EXERCISE TASK -
The complete listing should be restated exactly.

STORED DATA -
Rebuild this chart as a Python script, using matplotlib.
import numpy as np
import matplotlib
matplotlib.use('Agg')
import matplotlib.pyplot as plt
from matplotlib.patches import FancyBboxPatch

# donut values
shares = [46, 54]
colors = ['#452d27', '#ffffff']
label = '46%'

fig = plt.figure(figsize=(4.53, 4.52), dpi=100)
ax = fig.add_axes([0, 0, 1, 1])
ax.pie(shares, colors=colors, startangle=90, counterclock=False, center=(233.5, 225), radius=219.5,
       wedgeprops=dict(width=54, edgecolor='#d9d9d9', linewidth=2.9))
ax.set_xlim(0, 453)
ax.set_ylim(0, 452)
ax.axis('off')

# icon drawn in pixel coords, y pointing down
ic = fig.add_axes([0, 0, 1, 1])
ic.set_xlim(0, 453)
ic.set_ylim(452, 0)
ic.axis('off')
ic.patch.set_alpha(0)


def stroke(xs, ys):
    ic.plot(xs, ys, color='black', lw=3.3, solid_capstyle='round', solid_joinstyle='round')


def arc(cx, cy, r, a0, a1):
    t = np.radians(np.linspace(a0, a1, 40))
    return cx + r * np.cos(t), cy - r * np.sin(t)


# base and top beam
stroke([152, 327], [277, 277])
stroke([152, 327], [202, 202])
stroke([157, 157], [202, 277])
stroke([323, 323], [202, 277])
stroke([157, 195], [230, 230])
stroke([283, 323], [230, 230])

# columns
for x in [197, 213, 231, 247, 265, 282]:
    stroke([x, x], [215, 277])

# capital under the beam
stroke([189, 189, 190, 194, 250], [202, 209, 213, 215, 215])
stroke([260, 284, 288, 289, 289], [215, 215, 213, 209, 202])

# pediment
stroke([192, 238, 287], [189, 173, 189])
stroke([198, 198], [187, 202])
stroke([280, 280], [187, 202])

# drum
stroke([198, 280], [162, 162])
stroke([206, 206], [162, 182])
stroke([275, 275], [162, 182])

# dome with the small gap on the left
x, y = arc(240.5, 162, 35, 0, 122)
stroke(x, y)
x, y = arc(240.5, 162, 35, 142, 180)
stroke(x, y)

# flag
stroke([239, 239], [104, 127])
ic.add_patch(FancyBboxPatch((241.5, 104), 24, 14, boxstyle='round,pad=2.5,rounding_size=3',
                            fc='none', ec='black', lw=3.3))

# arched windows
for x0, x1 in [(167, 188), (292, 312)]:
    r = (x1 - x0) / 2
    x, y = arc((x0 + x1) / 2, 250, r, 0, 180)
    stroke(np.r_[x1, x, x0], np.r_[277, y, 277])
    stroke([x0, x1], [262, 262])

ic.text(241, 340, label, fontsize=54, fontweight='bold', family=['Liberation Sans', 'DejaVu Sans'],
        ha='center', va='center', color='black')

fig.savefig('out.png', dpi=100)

SOLUTION TO THIS TASK -
Rebuild this chart as a Python script, using matplotlib.
import numpy as np
import matplotlib
matplotlib.use('Agg')
import matplotlib.pyplot as plt
from matplotlib.patches import FancyBboxPatch

# donut values
shares = [46, 54]
colors = ['#452d27', '#ffffff']
label = '46%'

fig = plt.figure(figsize=(4.53, 4.52), dpi=100)
ax = fig.add_axes([0, 0, 1, 1])
ax.pie(shares, colors=colors, startangle=90, counterclock=False, center=(233.5, 225), radius=219.5,
       wedgeprops=dict(width=54, edgecolor='#d9d9d9', linewidth=2.9))
ax.set_xlim(0, 453)
ax.set_ylim(0, 452)
ax.axis('off')

# icon drawn in pixel coords, y pointing down
ic = fig.add_axes([0, 0, 1, 1])
ic.set_xlim(0, 453)
ic.set_ylim(452, 0)
ic.axis('off')
ic.patch.set_alpha(0)


def stroke(xs, ys):
    ic.plot(xs, ys, color='black', lw=3.3, solid_capstyle='round', solid_joinstyle='round')


def arc(cx, cy, r, a0, a1):
    t = np.radians(np.linspace(a0, a1, 40))
    return cx + r * np.cos(t), cy - r * np.sin(t)


# base and top beam
stroke([152, 327], [277, 277])
stroke([152, 327], [202, 202])
stroke([157, 157], [202, 277])
stroke([323, 323], [202, 277])
stroke([157, 195], [230, 230])
stroke([283, 323], [230, 230])

# columns
for x in [197, 213, 231, 247, 265, 282]:
    stroke([x, x], [215, 277])

# capital under the beam
stroke([189, 189, 190, 194, 250], [202, 209, 213, 215, 215])
stroke([260, 284, 288, 289, 289], [215, 215, 213, 209, 202])

# pediment
stroke([192, 238, 287], [189, 173, 189])
stroke([198, 198], [187, 202])
stroke([280, 280], [187, 202])

# drum
stroke([198, 280], [162, 162])
stroke([206, 206], [162, 182])
stroke([275, 275], [162, 182])

# dome with the small gap on the left
x, y = arc(240.5, 162, 35, 0, 122)
stroke(x, y)
x, y = arc(240.5, 162, 35, 142, 180)
stroke(x, y)

# flag
stroke([239, 239], [104, 127])
ic.add_patch(FancyBboxPatch((241.5, 104), 24, 14, boxstyle='round,pad=2.5,rounding_size=3',
                            fc='none', ec='black', lw=3.3))

# arched windows
for x0, x1 in [(167, 188), (292, 312)]:
    r = (x1 - x0) / 2
    x, y = arc((x0 + x1) / 2, 250, r, 0, 180)
    stroke(np.r_[x1, x, x0], np.r_[277, y, 277])
    stroke([x0, x1], [262, 262])

ic.text(241, 340, label, fontsize=54, fontweight='bold', family=['Liberation Sans', 'DejaVu Sans'],
        ha='center', va='center', color='black')

fig.savefig('out.png', dpi=100)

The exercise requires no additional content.